The accidental phone conversation between Lara and Chuck is a highlight not only of the episode but the season so far, in that it develops in such an unforced yet surprising way. Lara has called to urge Wendy to attend the party in hopes of reassuring her of her importance to Axe Capital (at this point believing it was Axe who set the new guidelines on her resumed employment). When she gets Chuck on the line, we might expect her to either hang up immediately or explode on him for all the trouble he’s caused her family. Instead they have an awkward but not unpleasant exchange; in fact, the awkwardness is acknowledged and played off with humor and as much grace as the situation will allow. On a show where almost every exchange can feel like a transaction, this is a humanizing moment that’s easy to identify with; a sort of “time out” in the midst of battle.
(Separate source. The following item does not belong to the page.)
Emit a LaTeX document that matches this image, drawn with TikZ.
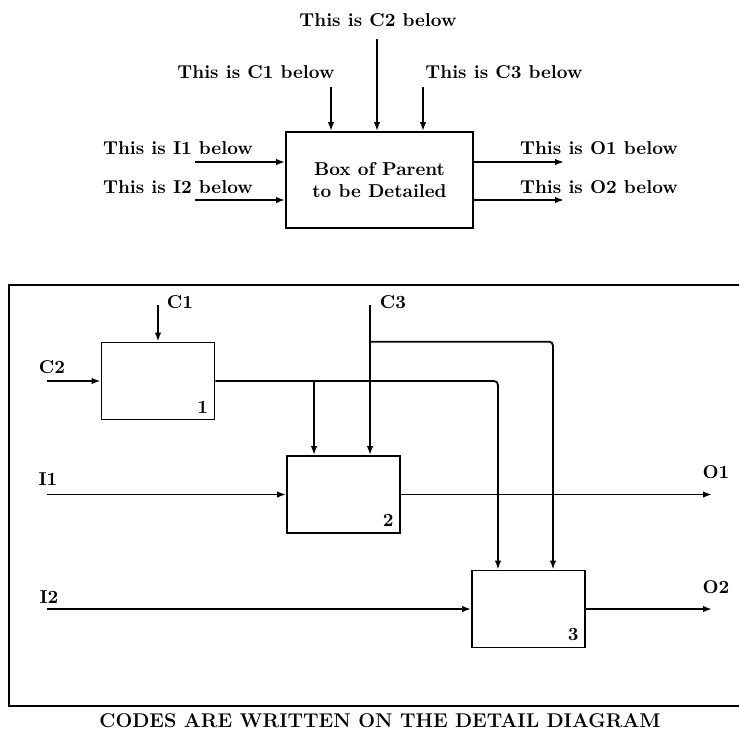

The battle goes on, however, as Chuck is only marginally better at impulse control than Axe. He’s done trying to distract himself with other targets, and Axe is now firmly in his sights again now that Sandicot is out in the open. The town represents a juicy upstate win for someone who needs votes in that area, but Foley and Chuck Sr. are able to convince him to put on the brakes, seeing how easily it could bounce back on him if their involvement were revealed. At the very least, Chuck is better at surrounding himself with advisers who tamp down his worst impulses, while Axe is cutting himself off from those who would rein him in. Even Lara is alienated by episode’s end after finding out it was Wendy who set the new parameters of her employment, not Axe. Instead, he’s more concerned with shaping Taylor in his own image, encouraging them to take a private jet to their sister’s wedding (with the FBI watching, presumably as a result of Steph Reed alerting Kate to Taylor’s protege status).

Impulse control only goes so far, however, and in Chuck’s case, that’s as far as finding out Axe has been buying up all the Churchill first editions. It’s a spiteful, petty act, completely personal, with no particular upside other than the momentary satisfaction it provided, and Chuck can’t abide it…which is what may cause him to make another blunder. It’s not entirely clear what his next step is (to me, anyway), but it would appear to involve the “Ice Juice” proposal Chuck brings to Senior on Ira’s behalf.

Advertisement

“Sic Transit Imperium” is an odd one. It doesn’t move the story forward all that much, but it’s more satisfying than many episodes that do. It digs a little deeper into the characters, and it simmers rather than boiling over. For a show that favors the latter approach more often than not, it makes for a refreshing change of pace.

Stray observations

  • If anyone missed Ayles, the stuffed shirt from the building Axe wanted renamed for him, he’s come out of the woodwork looking for a job. And he gets it. The same goes for Victor, fired by Axe for very little reason back in season one, but now back in the fold thanks to his Klaxon tip (and Axe’s paranoia that he might be turned against him).
  • Foley is not about to let Chuck forget the pecking order. “Order the garbage plate,” he says at their diner meeting. “Eat the shit out of it.”
  • I’m not sure what kind of Pepperidge Farm accent Strathairn is trying to pull off, but it’s distracting.
  • The pop culture fluency of all these characters never fails to be jarring, whether they’re referring to Springsteen deep cuts or the Cyberdyne Systems model number of the Terminator. This is the way people in a TV writing room talk, and while it might be fine to have one character who’s a walking Trivial Pursuit game (Wags, probably), it reeks of self-impressed cleverness to have them all so readily able to summon the right reference for every occasion.